Talbot was heavily involved in the organizing of a volunteer force for Staffordshire to see off a possible invasion by the French under Napoleon. In 1817 he became Lord Lieutenant of Ireland and, until he was replaced in 1821, he rendered considerable services to the agriculture of the country, in recognition of which he was presented with the freedom of Drogheda. From 1812 until his death Talbot also served as Lord Lieutenant of the Staffordshire.

Talbot died at Ingestre Hall in Staffordshire in 10 January 1849 and was buried at Ingestre, being succeeded by his second son, Henry John Chetwynd who also became 18th Earl of Shrewsbury when he succeeded a distant cousin, in 1856.

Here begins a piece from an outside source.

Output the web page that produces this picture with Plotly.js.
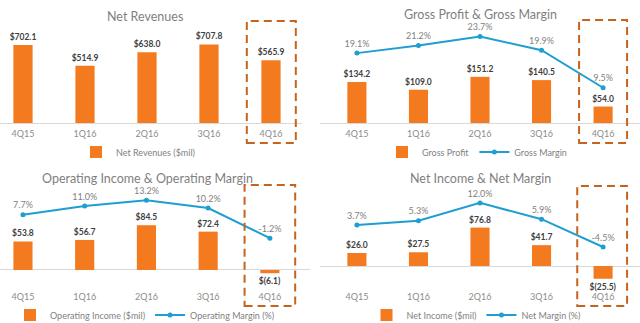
<!DOCTYPE html>
<html><head><meta charset="utf-8">
<script src="https://cdn.plot.ly/plotly-3.0.1.min.js"></script>
<style>html,body{margin:0;padding:0;background:#fff}#c{width:640px;height:323px}</style>
</head><body><div id="c"></div>
<script>
const quarters = ["4Q15","1Q16","2Q16","3Q16","4Q16"];
const netRevenues = [702.1, 514.9, 638.0, 707.8, 565.9];
const grossProfit = [134.2, 109.0, 151.2, 140.5, 54.0];
const grossMargin = [19.1, 21.2, 23.7, 19.9, 9.5];
const opIncome = [53.8, 56.7, 84.5, 72.4, -6.1];
const opMargin = [7.7, 11.0, 13.2, 10.2, -1.2];
const netIncome = [26.0, 27.5, 76.8, 41.7, -25.5];
const netMargin = [3.7, 5.3, 12.0, 5.9, -4.5];
const titles = ["Net Revenues","Gross Profit & Gross Margin","Operating Income & Operating Margin","Net Income & Net Margin"];
const legendNames = ["Net Revenues ($mil)","Gross Profit","Gross Margin","Operating Income ($mil)","Operating Margin (%)","Net Income ($mil)","Net Margin (%)"];

const W=640,H=323;
const FONT="Lato, 'Open Sans', sans-serif";
const ORANGE="#F47A20", BLUE="#1F9ED1", BOX="#C8621F";
const fmtD = v => v<0 ? "$("+Math.abs(v).toFixed(1)+")" : "$"+v.toFixed(1);
const fmtP = v => v.toFixed(1)+"%";
const px = p => p/W, py = p => 1-p/H;

function bar(y, xa, ya, name, leg){
  return {type:"bar", x:quarters, y:y, xaxis:xa, yaxis:ya, name:name, legend:leg,
    marker:{color:ORANGE}, width:0.31, text:y.map(fmtD), textposition:"outside", constraintext:"none",
    cliponaxis:false, textfont:{family:FONT,size:8.5,color:"#404040",weight:"bold"}, hoverinfo:"skip"};
}
function line(y, xa, ya, name, leg){
  return {type:"scatter", mode:"lines+markers+text", x:quarters, y:y, xaxis:xa, yaxis:ya, name:name, legend:leg,
    line:{color:BLUE,width:2}, marker:{color:BLUE,size:5}, text:y.map(fmtP), textposition:"top center",
    cliponaxis:false, textfont:{family:FONT,size:9,color:"#7f7f7f"}, hoverinfo:"skip"};
}
const data = [
  bar(netRevenues,"x","y",legendNames[0],"legend"),
  bar(grossProfit,"x2","y2",legendNames[1],"legend2"),
  line(grossMargin,"x2","y3",legendNames[2],"legend2"),
  bar(opIncome,"x3","y4",legendNames[3],"legend3"),
  line(opMargin,"x3","y5",legendNames[4],"legend3"),
  bar(netIncome,"x4","y6",legendNames[5],"legend4"),
  line(netMargin,"x4","y7",legendNames[6],"legend4")
];
function xa(d0,d1,range,anchor,standoff){
  return {domain:[px(d0),px(d1)], range:range, type:"category", anchor:anchor, showgrid:false, zeroline:false,
    showline:false, ticks:"", ticklabelstandoff:standoff||0, tickfont:{family:FONT,size:9,color:"#8c8c8c"}, fixedrange:true};
}
function yb(t,b,range,anchor){
  return {domain:[py(b),py(t)], range:range, anchor:anchor, showgrid:false, showticklabels:false, ticks:"",
    zeroline:true, zerolinecolor:"#d9d9d9", zerolinewidth:1, showline:false, fixedrange:true};
}
function yl(range,anchor,over){
  return {range:range, anchor:anchor, overlaying:over, showgrid:false, showticklabels:false, ticks:"",
    zeroline:false, showline:false, fixedrange:true};
}
function box(xr, x0, x1, t, b){
  return {type:"rect", xref:xr, yref:"paper", x0:x0, x1:x1, y0:py(b), y1:py(t),
    line:{color:BOX,width:2,dash:"8px,5px"}, fillcolor:"rgba(0,0,0,0)"};
}
function leg(cx, cy){
  return {orientation:"h", x:px(cx), y:py(cy), xanchor:"center", yanchor:"middle",
    font:{family:FONT,size:9,color:"#7f7f7f"}, bgcolor:"rgba(0,0,0,0)", itemwidth:30};
}
function ttl(text, cx, cy){
  return {text:text, xref:"paper", yref:"paper", x:px(cx), y:py(cy), xanchor:"center", yanchor:"middle",
    showarrow:false, font:{family:FONT,size:12.5,color:"#7f7f7f"}};
}
const layout = {
  width:W, height:H, margin:{l:0,r:0,t:0,b:0,autoexpand:false}, paper_bgcolor:"#fff", plot_bgcolor:"rgba(0,0,0,0)",
  showlegend:true,
  xaxis: xa(0,302,[-0.371,4.5],"y"),
  xaxis2: xa(320,640,[-0.60,4.6],"y2"),
  xaxis3: xa(0,310,[-0.372,4.65],"y4",2),
  xaxis4: xa(320,640,[-0.60,4.6],"y6",2),
  yaxis: yb(25,127,[-36,883],"x"),
  yaxis2: yb(25,127,[-13.1,321],"x2"),
  yaxis3: yl([-1.39,26.9],"x2","y2"),
  yaxis4: yb(185,288,[-34,160.4],"x3"),
  yaxis5: yl([-20.08,18.94],"x3","y4"),
  yaxis6: yb(185,288,[-44,162],"x4"),
  yaxis7: yl([-19.85,18.7],"x4","y6"),
  legend: leg(138,152),
  legend2: leg(477,152),
  legend3: leg(145,315),
  legend4: leg(476,315),
  annotations:[ttl(titles[0],145,16), ttl(titles[1],480,15), ttl(titles[2],147,178), ttl(titles[3],480,178)],
  shapes:[
    box("x",3.61,4.40,21,143),
    box("x2",3.61,4.39,20,143),
    box("x3",3.59,4.41,185,306),
    box("x4",3.58,4.39,186,306)
  ]
};
Plotly.newPlot("c", data, layout, {displayModeBar:false, staticPlot:true});
</script></body></html>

While the exact origins of the main house are not known Ingestre, in Staffordshire, has certainly seen a number of renaissances, being part-Jacobean, part-Carolean and also part-Regency. The estate was inherited by Sir Walter Chetwynd in 1613, who set about building a substantial Jacobean new house. The next stage of alterations occured in the late 17th century carried out by Sir Walter's grandson, Walter, 1st Viscount Chetwynd (1678-1736) and it was not until the early 19th century, in the Regency period, under the stewardship of the 2nd Earl Talbot, that the house underwent another series of alterations. Following his diplomatic mission to St Petersburg with Lord Whitworth around 1800 the 2nd Earl employed the architect John Nash to update much of Ingestre's essentially late 17th/early 18th century interiors.